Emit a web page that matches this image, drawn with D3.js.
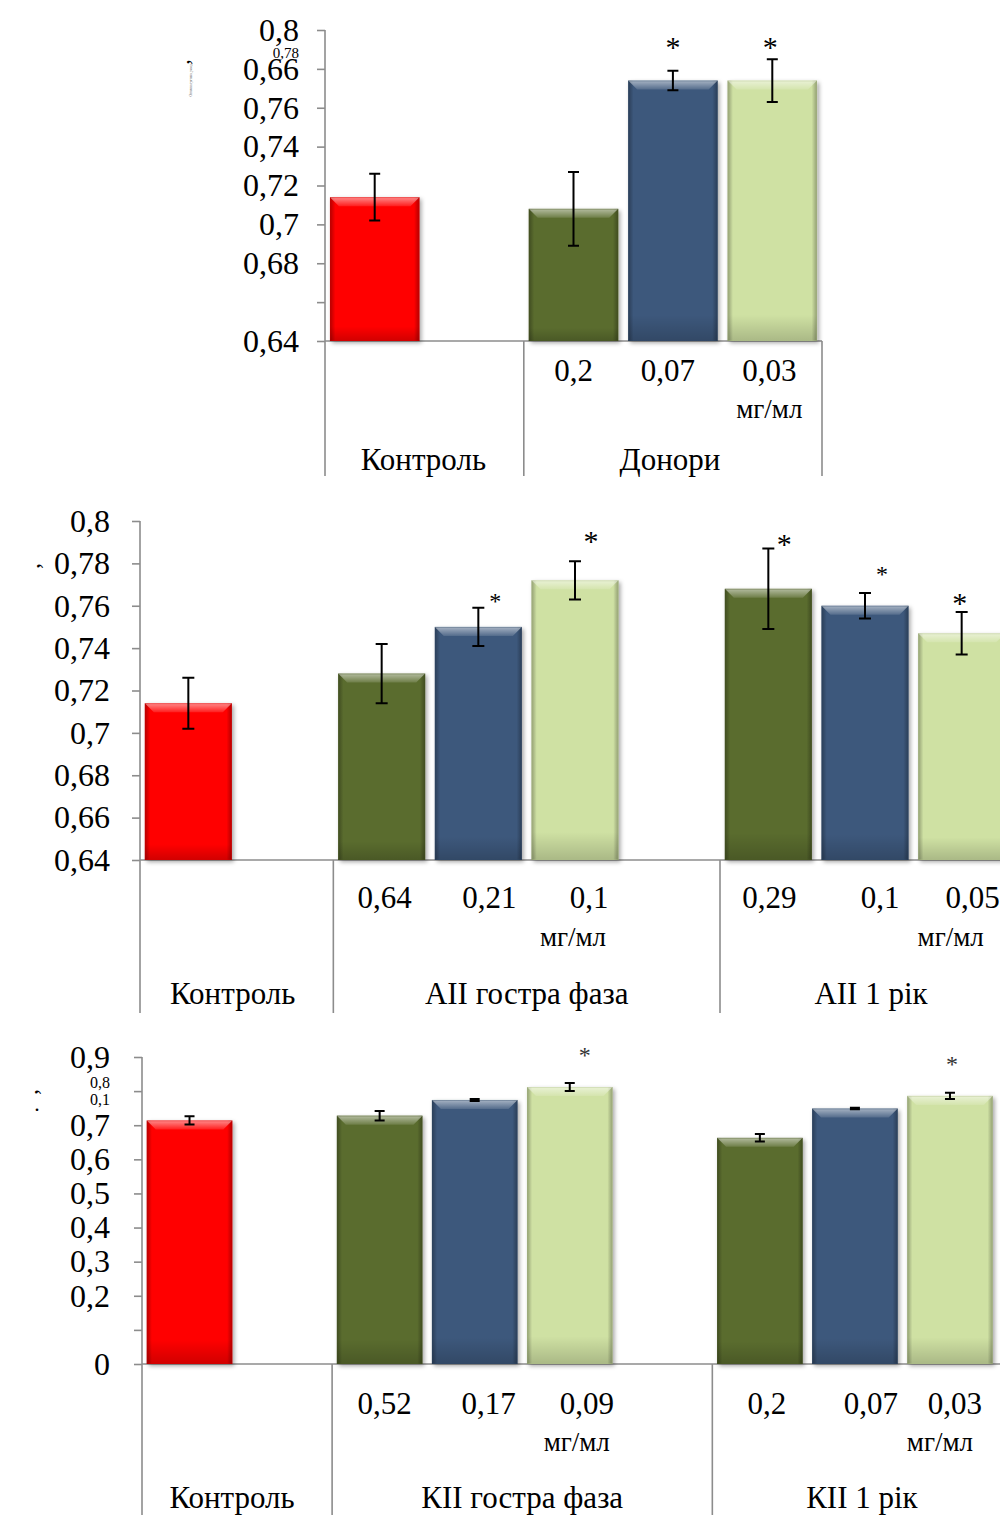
<!DOCTYPE html>
<html><head><meta charset="utf-8">
<script src="https://cdn.jsdelivr.net/npm/d3@7"></script>
<style>
body{margin:0;background:#fff;}
svg text{font-family:"Liberation Serif","Times New Roman",serif;fill:#000;}
</style></head><body>
<svg id="fig" width="1000" height="1515"></svg>
<script>
// ---------- data ----------
const controlLabel = "Контроль";
const controlValue = 0.714;
const controlError = 0.012;
const doseUnit = "мг/мл";

const donorGroup = "Донори";
const donorDoses = ["0,2", "0,07", "0,03"];
const donorValues = [0.708, 0.774, 0.774];
const donorErrors = [0.019, 0.005, 0.011];
const donorSignificant = [false, true, true];

const aiiAcuteGroup = "AII гостра фаза";
const aiiAcuteDoses = ["0,64", "0,21", "0,1"];
const aiiAcuteValues = [0.728, 0.750, 0.772];
const aiiAcuteErrors = [0.014, 0.009, 0.009];
const aiiAcuteSignificant = [false, true, true];

const aiiYearGroup = "AII 1 рік";
const aiiYearDoses = ["0,29", "0,1", "0,05"];
const aiiYearValues = [0.768, 0.760, 0.747];
const aiiYearErrors = [0.019, 0.006, 0.010];
const aiiYearSignificant = [true, true, true];

const kiiAcuteGroup = "КII гостра фаза";
const kiiAcuteDoses = ["0,52", "0,17", "0,09"];
const kiiAcuteValues = [0.728, 0.774, 0.812];
const kiiAcuteErrors = [0.014, 0.003, 0.012];
const kiiAcuteSignificant = [false, false, true];

const kiiYearGroup = "КII 1 рік";
const kiiYearDoses = ["0,2", "0,07", "0,03"];
const kiiYearValues = [0.663, 0.749, 0.786];
const kiiYearErrors = [0.011, 0.002, 0.009];
const kiiYearSignificant = [false, false, true];

// y ticks and the labels printed next to them
const odTicks = [0.64, 0.66, 0.68, 0.70, 0.72, 0.74, 0.76, 0.78, 0.80];
const topTickLabels = ["0,64", "", "0,68", "0,7", "0,72", "0,74", "0,76", "0,66", "0,8"];
const topSmallLabels = ["0,78"];
const midTickLabels = ["0,64", "0,66", "0,68", "0,7", "0,72", "0,74", "0,76", "0,78", "0,8"];
const fullTicks = [0, 0.1, 0.2, 0.3, 0.4, 0.5, 0.6, 0.7, 0.8, 0.9];
const botTickLabels = ["0", "", "0,2", "0,3", "0,4", "0,5", "0,6", "0,7", "", "0,9"];
const botSmallLabels = ["0,8", "0,1"];

// ---------- styles ----------
const doseColors = ["#5a6c2d", "#3c587c", "#cfe1a3"];
const controlColor = "#ff0000";
const axisColor = "#8c8c8c";

const svg = d3.select("#fig");
const defs = svg.append("defs");

const side = defs.append("linearGradient").attr("id", "sideShade").attr("x1", 0).attr("x2", 1).attr("y1", 0).attr("y2", 0);
[[0, 0.30], [0.06, 0.0], [0.94, 0.0], [1, 0.30]].forEach(([o, a]) =>
  side.append("stop").attr("offset", o).attr("stop-color", "#000").attr("stop-opacity", a));
const bottomShade = defs.append("linearGradient").attr("id", "bottomShade").attr("x1", 0).attr("x2", 0).attr("y1", 0).attr("y2", 1);
[[0, 0.0], [0.9, 0.0], [1, 0.18]].forEach(([o, a]) =>
  bottomShade.append("stop").attr("offset", o).attr("stop-color", "#000").attr("stop-opacity", a));
const bevel = defs.append("linearGradient").attr("id", "bevel").attr("x1", 0).attr("x2", 0).attr("y1", 0).attr("y2", 1);
[[0, 0.55], [1, 0.12]].forEach(([o, a]) =>
  bevel.append("stop").attr("offset", o).attr("stop-color", "#fff").attr("stop-opacity", a));
const shadow = defs.append("filter").attr("id", "shadow").attr("x", "-20%").attr("y", "-20%").attr("width", "140%").attr("height", "140%");
shadow.append("feDropShadow").attr("dx", 2).attr("dy", 2).attr("stdDeviation", 2.2)
  .attr("flood-color", "#000").attr("flood-opacity", 0.35);

function bevelBar(g, x, y, w, h, color) {
  const b = g.append("g");
  b.append("rect").attr("x", x).attr("y", y).attr("width", w).attr("height", h)
    .attr("fill", color).attr("filter", "url(#shadow)");
  b.append("rect").attr("x", x).attr("y", y).attr("width", w).attr("height", h).attr("fill", "url(#sideShade)");
  b.append("rect").attr("x", x).attr("y", y).attr("width", w).attr("height", h).attr("fill", "url(#bottomShade)");
  const d = Math.min(9, h / 2);
  b.append("path")
    .attr("d", `M${x},${y}L${x + w},${y}L${x + w - d},${y + d}L${x + d},${y + d}Z`)
    .attr("fill", "url(#bevel)");
  b.append("rect").attr("x", x + 0.5).attr("y", y + 0.5).attr("width", w - 1).attr("height", h - 1)
    .attr("fill", "none").attr("stroke", d3.color(color).darker(0.5)).attr("stroke-opacity", 0.35);
}

function panel(cfg) {
  const g = svg.append("g");
  const y = d3.scaleLinear().domain(cfg.domain).range(cfg.yRange);

  // slots: control, gap, dose group(s) separated by gaps
  const slots = [{ key: "control", label: controlLabel, value: controlValue, err: controlError, color: controlColor, sig: false }];
  cfg.groups.forEach((grp, gi) => {
    slots.push({ key: "gap" + gi });
    grp.doses.forEach((dose, i) => slots.push({
      key: grp.name + i, dose, value: grp.values[i], err: grp.errors[i],
      color: doseColors[i], sig: grp.sig[i], gi, i
    }));
  });
  const x = d3.scaleBand().domain(slots.map(s => s.key)).range(cfg.xRange);
  const bw = x.bandwidth();
  const barW = bw * 0.9;

  // y axis
  const axis = d3.axisLeft(y).tickValues(cfg.ticks).tickFormat((d, i) => cfg.tickLabels[i])
    .tickSize(8).tickSizeOuter(0).tickPadding(cfg.tickPad);
  const ag = g.append("g").attr("transform", `translate(${cfg.xRange[0]},0)`).call(axis);
  ag.select(".domain").remove();
  ag.selectAll(".tick line").attr("stroke", axisColor).attr("stroke-width", 1.6);
  ag.selectAll(".tick text").attr("font-size", cfg.tickFont);
  cfg.small.forEach(s => {
    g.append("text").attr("x", cfg.xRange[0] - cfg.tickPad - 8).attr("y", y(s.at) + s.dy)
      .attr("text-anchor", "end").attr("font-size", cfg.smallFont).text(s.text);
  });

  // axis lines
  const y0 = y(cfg.domain[0]);
  g.append("line").attr("x1", cfg.xRange[0]).attr("x2", cfg.xRange[0])
    .attr("y1", y(cfg.domain[1])).attr("y2", cfg.bottom).attr("stroke", axisColor).attr("stroke-width", 1.6);
  g.append("line").attr("x1", cfg.xRange[0]).attr("x2", cfg.xEnd)
    .attr("y1", y0).attr("y2", y0).attr("stroke", axisColor).attr("stroke-width", 1.6);
  cfg.groups.forEach((grp, gi) => {
    const sx = x("gap" + gi) + bw;
    g.append("line").attr("x1", sx).attr("x2", sx).attr("y1", y0).attr("y2", cfg.bottom)
      .attr("stroke", axisColor).attr("stroke-width", 1.6);
  });
  if (cfg.closeRight) {
    g.append("line").attr("x1", cfg.xRange[1]).attr("x2", cfg.xRange[1]).attr("y1", y0).attr("y2", cfg.bottom)
      .attr("stroke", axisColor).attr("stroke-width", 1.6);
  }

  // bars with error bars
  const bars = slots.filter(s => s.value !== undefined);
  bars.forEach(s => {
    const bx = x(s.key) + (bw - barW) / 2;
    bevelBar(g, bx, y(s.value), barW, y0 - y(s.value), s.color);
  });
  bars.forEach(s => {
    const cx = x(s.key) + bw / 2;
    const t = y(s.value + s.err), b = y(s.value - s.err);
    const cap = cfg.cap / 2;
    g.append("path").attr("d", `M${cx},${t}V${b}M${cx - cap},${t}H${cx + cap}M${cx - cap},${b}H${cx + cap}`)
      .attr("stroke", "#000").attr("stroke-width", 2).attr("fill", "none");
  });

  // significance marks
  bars.filter(s => s.sig).forEach(s => {
    const st = cfg.stars[s.gi][s.i];
    const cx = x(s.key) + bw / 2 + st[0];
    const cy = y(s.value + s.err) + st[1];
    g.append("text").attr("x", cx).attr("y", cy + 0.47 * st[2]).attr("text-anchor", "middle")
      .attr("font-size", st[2]).style("fill", cfg.starColor).text("*");
  });

  // category labels
  const grpBounds = [cfg.xRange[0]];
  cfg.groups.forEach((grp, gi) => grpBounds.push(x("gap" + gi) + bw));
  grpBounds.push(cfg.groupEnd);
  const groupNames = [controlLabel].concat(cfg.groups.map(gp => gp.name));
  groupNames.forEach((name, k) => {
    g.append("text").attr("x", (grpBounds[k] + grpBounds[k + 1]) / 2 + cfg.groupDx[k]).attr("y", cfg.groupY)
      .attr("text-anchor", "middle").attr("font-size", cfg.labelFont).text(name);
  });
  bars.filter(s => s.dose).forEach(s => {
    g.append("text").attr("x", x(s.key) + bw / 2 + cfg.doseDx[s.gi][s.i]).attr("y", cfg.doseY)
      .attr("text-anchor", "middle").attr("font-size", cfg.labelFont).text(s.dose);
    if (s.i === 2) {
      g.append("text").attr("x", x(s.key) + bw / 2 + cfg.unitDx[s.gi]).attr("y", cfg.unitY)
        .attr("text-anchor", "middle").attr("font-size", cfg.unitFont).text(doseUnit);
    }
  });

  // compressed y-axis caption
  cfg.caption(g);
}

// Panel 1: donors
panel({
  domain: [0.64, 0.80], yRange: [341, 30], ticks: odTicks, tickLabels: topTickLabels,
  small: [{ at: 0.78, text: topSmallLabels[0], dy: -11 }],
  tickPad: 18, tickFont: 32, smallFont: 15,
  xRange: [325, 822], xEnd: 822, groupEnd: 822, closeRight: true, bottom: 476,
  groups: [{ name: donorGroup, doses: donorDoses, values: donorValues, errors: donorErrors, sig: donorSignificant }],
  cap: 11, starColor: "#000",
  stars: [[[0, 0, 30], [0, -28, 30], [-2, -16, 30]]],
  labelFont: 31, unitFont: 27, doseY: 381, unitY: 418, groupY: 470,
  groupDx: [-1, -3], doseDx: [[0, -5, -3]], unitDx: [-3],
  caption: g => {
    g.append("text").attr("transform", "translate(189,62) rotate(-90)").attr("font-size", 22)
      .attr("text-anchor", "middle").text(",");
    g.append("text").attr("transform", "translate(192,80) rotate(-90)").attr("font-size", 3.2)
      .attr("text-anchor", "middle").style("fill", "#555").text("Оптична густина, ум.од.");
  }
});

// Panel 2: AII patients
panel({
  domain: [0.64, 0.80], yRange: [860, 521], ticks: odTicks, tickLabels: midTickLabels,
  small: [], tickPad: 22, tickFont: 32, smallFont: 16,
  xRange: [140, 1010], xEnd: 1000, groupEnd: 1010, closeRight: false, bottom: 1013,
  groups: [
    { name: aiiAcuteGroup, doses: aiiAcuteDoses, values: aiiAcuteValues, errors: aiiAcuteErrors, sig: aiiAcuteSignificant },
    { name: aiiYearGroup, doses: aiiYearDoses, values: aiiYearValues, errors: aiiYearErrors, sig: aiiYearSignificant }
  ],
  cap: 12, starColor: "#000",
  stars: [[[0, 0, 30], [17, -10, 24], [16, -24, 30]], [[16, -9, 30], [17, -22, 24], [-2, -13, 30]]],
  labelFont: 31, unitFont: 27, doseY: 908, unitY: 946, groupY: 1004,
  groupDx: [-4, 0, 6], doseDx: [[3, 11, 14], [1, 15, 11]], unitDx: [-2, -11],
  caption: g => {
    g.append("text").attr("transform", "translate(39,566) rotate(-90)").attr("font-size", 24)
      .attr("text-anchor", "middle").text(",");
  }
});

// Panel 3: KII patients
panel({
  domain: [0, 0.9], yRange: [1364, 1057], ticks: fullTicks, tickLabels: botTickLabels,
  small: [{ at: 0.8, text: botSmallLabels[0], dy: -3 }, { at: 0.8, text: botSmallLabels[1], dy: 14 }],
  tickPad: 24, tickFont: 32, smallFont: 16,
  xRange: [142, 997.5], xEnd: 1000, groupEnd: 997.5, closeRight: false, bottom: 1515,
  groups: [
    { name: kiiAcuteGroup, doses: kiiAcuteDoses, values: kiiAcuteValues, errors: kiiAcuteErrors, sig: kiiAcuteSignificant },
    { name: kiiYearGroup, doses: kiiYearDoses, values: kiiYearValues, errors: kiiYearErrors, sig: kiiYearSignificant }
  ],
  cap: 10, starColor: "#333",
  stars: [[[0, 0, 24], [0, 0, 24], [15, -31, 24]], [[0, 0, 24], [0, 0, 24], [2, -32, 24]]],
  labelFont: 31, unitFont: 27, doseY: 1414, unitY: 1451, groupY: 1508,
  groupDx: [-5, 0, 7], doseDx: [[5, 14, 17], [7, 16, 5]], unitDx: [7, -10],
  caption: g => {
    g.append("text").attr("transform", "translate(37,1092) rotate(-90)").attr("font-size", 24)
      .attr("text-anchor", "middle").text(",");
    g.append("text").attr("x", 37).attr("y", 1111).attr("font-size", 22)
      .attr("text-anchor", "middle").text(".");
  }
});
</script>
</body></html>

> [Objective]
Give again, word for word, every line from the top of the data above to the line holding "const aiiAcuteSignificant = [false, true, true];", inclusive, with the pictures left out.

> [Worked solution]
Emit a web page that matches this image, drawn with D3.js.
<!DOCTYPE html>
<html><head><meta charset="utf-8">
<script src="https://cdn.jsdelivr.net/npm/d3@7"></script>
<style>
body{margin:0;background:#fff;}
svg text{font-family:"Liberation Serif","Times New Roman",serif;fill:#000;}
</style></head><body>
<svg id="fig" width="1000" height="1515"></svg>
<script>
// ---------- data ----------
const controlLabel = "Контроль";
const controlValue = 0.714;
const controlError = 0.012;
const doseUnit = "мг/мл";

const donorGroup = "Донори";
const donorDoses = ["0,2", "0,07", "0,03"];
const donorValues = [0.708, 0.774, 0.774];
const donorErrors = [0.019, 0.005, 0.011];
const donorSignificant = [false, true, true];

const aiiAcuteGroup = "AII гостра фаза";
const aiiAcuteDoses = ["0,64", "0,21", "0,1"];
const aiiAcuteValues = [0.728, 0.750, 0.772];
const aiiAcuteErrors = [0.014, 0.009, 0.009];
const aiiAcuteSignificant = [false, true, true];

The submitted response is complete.